Problem requirements:
Write out each line that follows exactly as it stands, without the pictures.

-- start of Items --

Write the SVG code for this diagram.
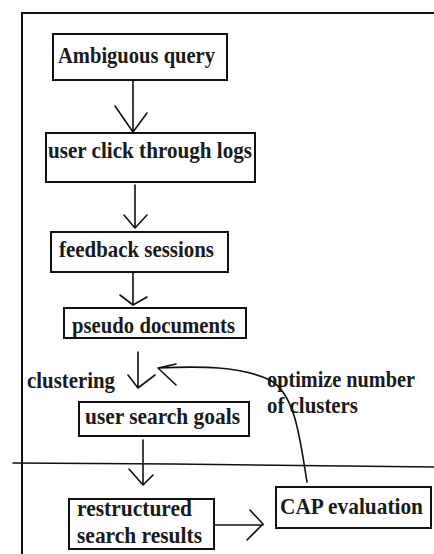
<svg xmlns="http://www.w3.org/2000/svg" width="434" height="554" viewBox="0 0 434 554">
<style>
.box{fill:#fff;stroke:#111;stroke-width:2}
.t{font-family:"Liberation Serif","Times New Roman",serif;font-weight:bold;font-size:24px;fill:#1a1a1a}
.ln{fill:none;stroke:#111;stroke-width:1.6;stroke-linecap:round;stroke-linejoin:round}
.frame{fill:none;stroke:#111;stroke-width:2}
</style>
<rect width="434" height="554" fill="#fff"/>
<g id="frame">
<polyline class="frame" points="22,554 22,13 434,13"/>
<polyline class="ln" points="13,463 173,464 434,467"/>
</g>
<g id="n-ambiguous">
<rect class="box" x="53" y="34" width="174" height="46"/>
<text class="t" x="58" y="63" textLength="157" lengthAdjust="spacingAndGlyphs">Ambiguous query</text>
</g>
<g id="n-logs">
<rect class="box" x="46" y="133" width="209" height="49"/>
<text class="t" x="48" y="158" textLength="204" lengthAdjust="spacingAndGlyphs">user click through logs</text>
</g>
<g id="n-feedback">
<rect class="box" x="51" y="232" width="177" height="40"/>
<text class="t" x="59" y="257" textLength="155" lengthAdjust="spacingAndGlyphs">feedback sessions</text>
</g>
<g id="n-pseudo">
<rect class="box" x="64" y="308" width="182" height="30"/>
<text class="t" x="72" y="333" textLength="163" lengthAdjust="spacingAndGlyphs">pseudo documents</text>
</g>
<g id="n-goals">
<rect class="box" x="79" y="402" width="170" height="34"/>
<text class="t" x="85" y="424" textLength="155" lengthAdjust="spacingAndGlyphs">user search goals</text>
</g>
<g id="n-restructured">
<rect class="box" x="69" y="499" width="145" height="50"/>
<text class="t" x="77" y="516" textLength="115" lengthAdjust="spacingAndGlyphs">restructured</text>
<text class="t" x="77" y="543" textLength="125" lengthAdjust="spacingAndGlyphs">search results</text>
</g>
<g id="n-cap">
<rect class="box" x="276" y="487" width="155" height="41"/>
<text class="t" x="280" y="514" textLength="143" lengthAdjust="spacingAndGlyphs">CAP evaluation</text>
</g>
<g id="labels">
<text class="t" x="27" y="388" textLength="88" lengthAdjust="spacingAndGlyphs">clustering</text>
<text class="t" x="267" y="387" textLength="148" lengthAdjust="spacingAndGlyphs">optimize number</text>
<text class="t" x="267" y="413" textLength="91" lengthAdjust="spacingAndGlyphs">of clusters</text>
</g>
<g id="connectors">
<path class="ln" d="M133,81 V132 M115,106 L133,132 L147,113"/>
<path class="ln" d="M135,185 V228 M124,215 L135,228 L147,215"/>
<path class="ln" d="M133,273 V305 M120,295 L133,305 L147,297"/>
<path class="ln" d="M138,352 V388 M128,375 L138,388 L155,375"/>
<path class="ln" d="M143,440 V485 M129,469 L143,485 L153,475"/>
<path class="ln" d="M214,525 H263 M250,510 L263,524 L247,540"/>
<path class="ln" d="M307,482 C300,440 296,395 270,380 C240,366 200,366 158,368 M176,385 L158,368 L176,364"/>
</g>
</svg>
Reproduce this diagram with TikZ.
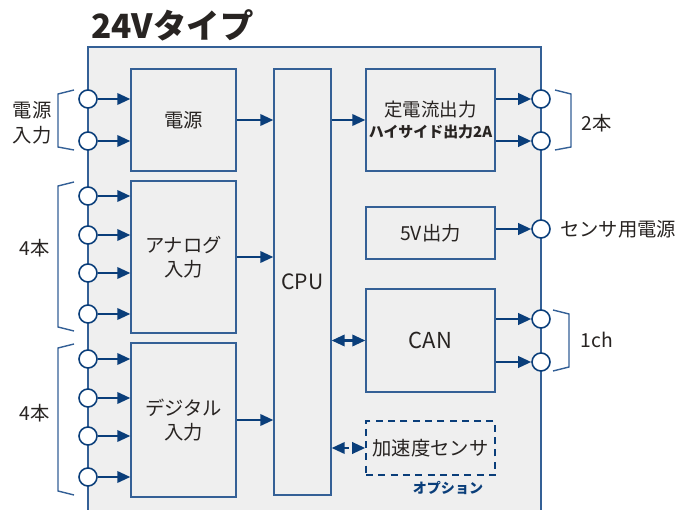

-- end of Items --

The response:
Write the SVG code for this diagram.
<svg xmlns="http://www.w3.org/2000/svg" width="434" height="554" viewBox="0 0 434 554">
<style>
.box{fill:#fff;stroke:#111;stroke-width:2}
.t{font-family:"Liberation Serif","Times New Roman",serif;font-weight:bold;font-size:24px;fill:#1a1a1a}
.ln{fill:none;stroke:#111;stroke-width:1.6;stroke-linecap:round;stroke-linejoin:round}
.frame{fill:none;stroke:#111;stroke-width:2}
</style>
<rect width="434" height="554" fill="#fff"/>
<g id="frame">
<polyline class="frame" points="22,554 22,13 434,13"/>
<polyline class="ln" points="13,463 173,464 434,467"/>
</g>
<g id="n-ambiguous">
<rect class="box" x="53" y="34" width="174" height="46"/>
<text class="t" x="58" y="63" textLength="157" lengthAdjust="spacingAndGlyphs">Ambiguous query</text>
</g>
<g id="n-logs">
<rect class="box" x="46" y="133" width="209" height="49"/>
<text class="t" x="48" y="158" textLength="204" lengthAdjust="spacingAndGlyphs">user click through logs</text>
</g>
<g id="n-feedback">
<rect class="box" x="51" y="232" width="177" height="40"/>
<text class="t" x="59" y="257" textLength="155" lengthAdjust="spacingAndGlyphs">feedback sessions</text>
</g>
<g id="n-pseudo">
<rect class="box" x="64" y="308" width="182" height="30"/>
<text class="t" x="72" y="333" textLength="163" lengthAdjust="spacingAndGlyphs">pseudo documents</text>
</g>
<g id="n-goals">
<rect class="box" x="79" y="402" width="170" height="34"/>
<text class="t" x="85" y="424" textLength="155" lengthAdjust="spacingAndGlyphs">user search goals</text>
</g>
<g id="n-restructured">
<rect class="box" x="69" y="499" width="145" height="50"/>
<text class="t" x="77" y="516" textLength="115" lengthAdjust="spacingAndGlyphs">restructured</text>
<text class="t" x="77" y="543" textLength="125" lengthAdjust="spacingAndGlyphs">search results</text>
</g>
<g id="n-cap">
<rect class="box" x="276" y="487" width="155" height="41"/>
<text class="t" x="280" y="514" textLength="143" lengthAdjust="spacingAndGlyphs">CAP evaluation</text>
</g>
<g id="labels">
<text class="t" x="27" y="388" textLength="88" lengthAdjust="spacingAndGlyphs">clustering</text>
<text class="t" x="267" y="387" textLength="148" lengthAdjust="spacingAndGlyphs">optimize number</text>
<text class="t" x="267" y="413" textLength="91" lengthAdjust="spacingAndGlyphs">of clusters</text>
</g>
<g id="connectors">
<path class="ln" d="M133,81 V132 M115,106 L133,132 L147,113"/>
<path class="ln" d="M135,185 V228 M124,215 L135,228 L147,215"/>
<path class="ln" d="M133,273 V305 M120,295 L133,305 L147,297"/>
<path class="ln" d="M138,352 V388 M128,375 L138,388 L155,375"/>
<path class="ln" d="M143,440 V485 M129,469 L143,485 L153,475"/>
<path class="ln" d="M214,525 H263 M250,510 L263,524 L247,540"/>
<path class="ln" d="M307,482 C300,440 296,395 270,380 C240,366 200,366 158,368 M176,385 L158,368 L176,364"/>
</g>
</svg>
Reproduce this diagram with TikZ.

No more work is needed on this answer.